Capital Health Did Not Properly Safeguard Health Information on Stolen Laptops

November 13, 2007

Information and Privacy Commissioner Frank Work is disturbed by the amount of mobile computing devices stolen or lost without reasonable security measures being taken. The laws require reasonable security measures and Work says organizations are in breach of this when they fail to encrypt health or personal information stored on mobile computing devices.  He feels the time has come for organizations to pay attention to the issue.

Work says a layered defense strategy is required, which must include properly implemented encryption. “We have said time and again that organizations must encrypt health or personal information stored on mobile computing equipment. It doesn’t matter if the mobile device is password protected, or even double password protected, there must be another layer of protection and that layer is encryption. It is unbelievable that after a number of high profile incidents in the past, organizations are not getting it”.

Work also notes the significant resources expended by organizations to provide notice to affected individuals following a breach of privacy.  He says that properly implemented encryption reduces the risk to individuals such that providing notice to affected individuals would not normally be necessary.

Work’s comments came after an investigation by the Office of the Information and Privacy Commissioner (OIPC) determined that Capital Health contravened the Health Information Act (HIA) when it did not maintain adequate safeguards to protect health information stored on laptop computers. The laptops were stolen from a Capital Health facility in May of this year.

The investigation outlines the following steps that must be taken to protect health information stored on a mobile device in order to meet requirements of the HIA:

  • There must be policies and procedures that users are aware of and educated on that guide proper use of the device,
  • Reasonable steps must be taken to physically secure the device,
  • There must be a business need to store health information on the device,
  • The device must be password protected, and
  • Health information stored on the device must be protected by properly implemented encryption.

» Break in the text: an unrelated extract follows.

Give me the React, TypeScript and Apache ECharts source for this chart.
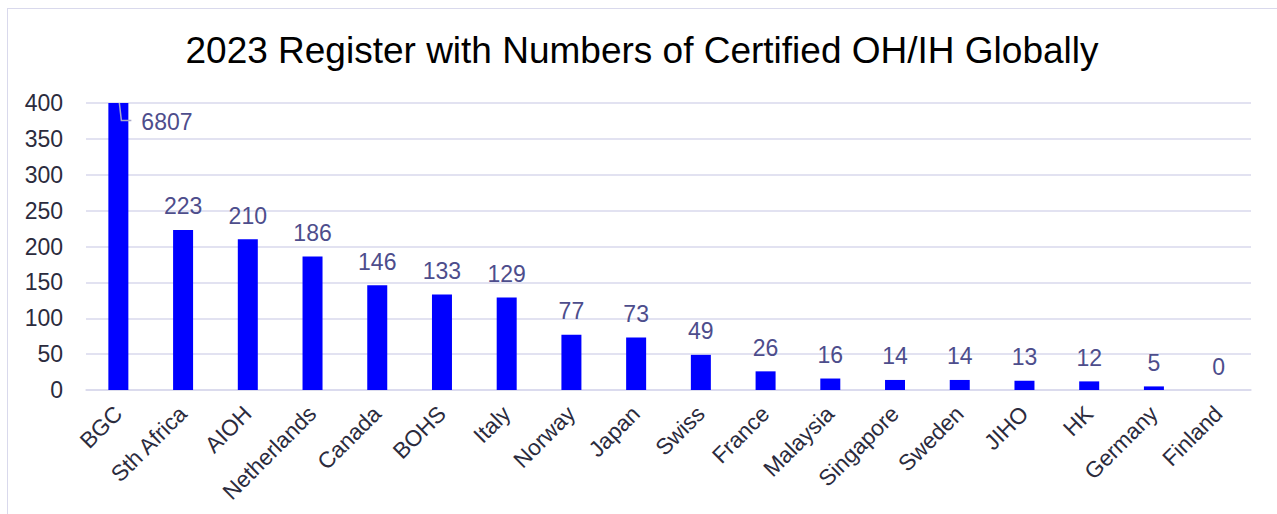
import React, { useEffect, useRef } from "react";
import * as echarts from "echarts";

const titleText = "2023 Register with Numbers of Certified OH/IH Globally";
const categories = [
  "BGC", "Sth Africa", "AIOH", "Netherlands", "Canada", "BOHS", "Italy", "Norway", "Japan",
  "Swiss", "France", "Malaysia", "Singapore", "Sweden", "JIHO", "HK", "Germany", "Finland",
];
const values = [6807, 223, 210, 186, 146, 133, 129, 77, 73, 49, 26, 16, 14, 14, 13, 12, 5, 0];
const yMin = 0;
const yMax = 400;
const yInterval = 50;

const FONT = "'Liberation Sans', Arial, Helvetica, sans-serif";
const BAR_COLOR = "#0000ff";
const VALUE_COLOR = "#4d4d8c";
const AXIS_TEXT = "#2b2b3d";
const GRID_COLOR = "#d9d9ec";

export default function App() {
  const ref = useRef<HTMLDivElement>(null);
  useEffect(() => {
    if (!ref.current) return;
    const chart = echarts.init(ref.current, undefined, { renderer: "svg" });
    const data = values.map((v) => {
      if (v > yMax) {
        return {
          value: v,
          label: {
            show: true,
            position: [33, 19],
            align: "left",
            verticalAlign: "middle",
          },
        };
      }
      return v;
    });
    chart.setOption({
      animation: false,
      title: {
        text: titleText,
        left: "center",
        top: 18,
        textStyle: { fontFamily: FONT, fontSize: 37, fontWeight: "normal", color: "#000000" },
      },
      grid: { left: 78, right: 25, top: 94, bottom: 123, containLabel: false },
      xAxis: {
        type: "category",
        data: categories,
        axisLine: { show: true, lineStyle: { color: GRID_COLOR, width: 1.5 } },
        axisTick: { show: false },
        axisLabel: {
          rotate: 45,
          interval: 0,
          margin: 20,
          fontFamily: FONT,
          fontSize: 22.5,
          color: AXIS_TEXT,
        },
      },
      yAxis: {
        type: "value",
        min: yMin,
        max: yMax,
        interval: yInterval,
        axisLine: { show: false },
        axisTick: { show: false },
        splitLine: { lineStyle: { color: GRID_COLOR, width: 1.5 } },
        axisLabel: { margin: 23, fontFamily: FONT, fontSize: 23, color: AXIS_TEXT },
      },
      series: [
        {
          type: "bar",
          data,
          barWidth: 20,
          clip: true,
          itemStyle: { color: BAR_COLOR },
          label: {
            show: true,
            position: "top",
            distance: 12,
            fontFamily: FONT,
            fontSize: 23,
            color: VALUE_COLOR,
          },
        },
      ],
    });
    const idx = values.findIndex((v) => v > yMax);
    if (idx >= 0) {
      const p = chart.convertToPixel({ xAxisIndex: 0, yAxisIndex: 0 }, [categories[idx], yMax]) as number[];
      if (p && isFinite(p[0]) && isFinite(p[1])) {
        chart.setOption({
          graphic: [
            {
              type: "polyline",
              silent: true,
              z: 100,
              shape: {
                points: [
                  [p[0] + 1, p[1]],
                  [p[0] + 3, p[1] + 17.5],
                  [p[0] + 13, p[1] + 17.5],
                ],
              },
              style: { stroke: "#a9a9c9", lineWidth: 1.5, fill: "none" },
            },
          ],
        });
      }
    }
    return () => chart.dispose();
  }, []);
  return (
    <div
      style={{
        position: "absolute",
        left: 7,
        top: 8,
        width: 1270,
        height: 506,
        boxSizing: "border-box",
        borderTop: "1.5px solid #d9d9ec",
        borderLeft: "1.5px solid #d9d9ec",
        background: "#ffffff",
        overflow: "hidden",
      }}
    >
      <div ref={ref} style={{ width: 1268, height: 504 }} />
    </div>
  );
}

The specific recommendations to Capital Health, which have all been agreed to, are:

  • Capital Health proceed immediately with its plan to issue a Request for Proposals and select an appropriate encryption solution and begin implementation on a priority basis
  • Capital Health ensure its plan includes identification and proper implementation of encryption on all types of mobile devices that contain personal or health information,
  • Capital Health provide OIPC with a detailed implementation plan that includes aggressive targets and timelines, and
  • Capital Health review and revise as necessary its incident response procedure, and in particular, its process of notifying affected individuals about privacy breaches.